Dilatação dos átrios
A dilatação atrial se refere ao aumento de volume dos átrios. Esse processo é sempre patológico e decorre de alguma doença que causa aumento da sobrecarga atrial, levando ao remodelamento cardíaco, hipertrofia, e posteriormente à dilatação das câmaras. Assim, o espectro de fatores etiológicos inclui (mas não se restringe a) defeitos do septo, valvopatias, e hipertensão arterial (tanto sistêmica como pulmonar).
Dilatação do átrio esquerdo
A dilatação do átrio esquerdo é mais frequente que a do átrio direito, principalmente porque as causas que levam à dilatação do átrio esquerdo também são mais frequentes. As causas podem ser divididas em congênitas (como defeitos do septo ventricular ou persistência do canal arterial) ou adquiridas (como hipertrofia ventricular esquerda, insuficiência mitral secundária a hipertensão crônica, ou estenose mitral).
Uma outra forma de classificar as doenças que causam dilatação do átrio esquerdo é agrupando-as em dois grupos: as que causam sobrecarga de volume (defeitos do septo, persistência do canal arterial, regurgitação mitral); e as que causam sobrecarga de pressão (hipertensão arterial crônica, estenose da valva mitral, hipertrofia ventricular esquerda).
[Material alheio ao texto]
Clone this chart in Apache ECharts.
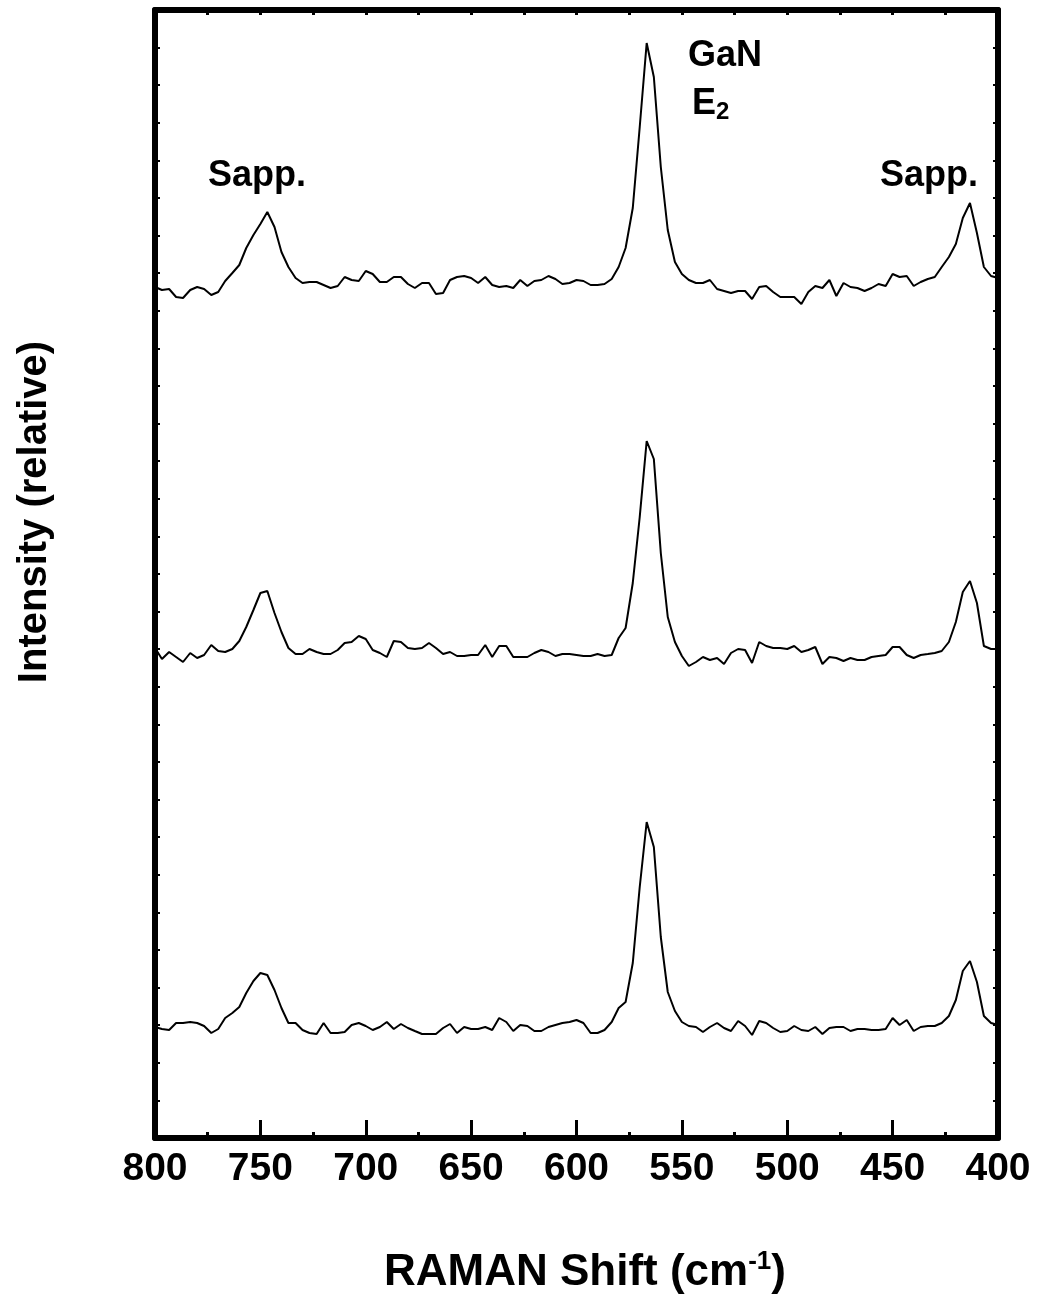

Independente da causa, o átrio sobrecarregado acaba evoluindo com remodelamento do miocárdio e dilatação atrial.
A dilatação dos átrios é fator de risco independente para o aumento da morbidade e da mortalidade, já que se associa à fibrilação atrial, a fenômenos tromboembólicos (descritos anteriormente) e à hipertensão pulmonar. Além dessas complicações, os pacientes também podem apresentar paralisia do nervo laríngeo recorrente (síndrome de Ortner) e, em casos mais graves, distúrbios de deglutição devido ao efeito de massa provocado pelo aumento do átrio esquerdo (disfagia cardiovascular). Na derivação DII do eletrocardiograma, observam-se ondas P bífidas (com pelo menos um quadrado pequeno - 0,04 segundos - entre os dois picos) e aumento da duração total da onda P (cerca de 0,11 segundos). Na derivação V1 a onda P é bifásica, com o componente negativo (correspondente à despolarização do átrio esquerdo) com mais de 1 mm de profundidade. Contudo, o diagnóstico definitivo é feito pelo ecocardiograma, que permite medir o volume do átrio esquerdo.
Dilatação do átrio direito
Tal como a dilatação do átrio esquerdo, a dilatação do átrio direito também pode ser decorrente de uma sobrecarga de volume ou de pressão. O aumento da pressão no átrio direito pode ser secundário a uma estenose da valva tricúspide ou das valvas pulmonares, a uma hipertrofia do ventrículo direito, ou à hipertensão pulmonar, secundária a uma doença pulmonar crônica, que transmite a sobrecarga de pressão retrogradamente até o átrio. Um defeito do septo atrial com um shunt esquerdo-direito também pode levar a um aumento da pressão no átrio direito.
Já a insuficiência da valva tricúspide, seja devido a uma valvopatia primária ou à sequela de uma cardiopatia dilatada, provoca refluxo do sangue do ventrículo direito para o átrio direito, podendo levar a uma sobrecarga de volume no átrio. As consequências são parecidas com as observadas na insuficiência da valva mitral no átrio esquerdo. O ecocardiograma é o exame de escolha para fazer o diagnóstico, mas algumas alterações do eletrocardiograma podem ajudar a suspeitar do quadro. Essas alterações incluem o aumento da amplitude da onda P nas derivações inferiores (>2,5mm) e nas derivações pré-cordiais (> 1,5mm).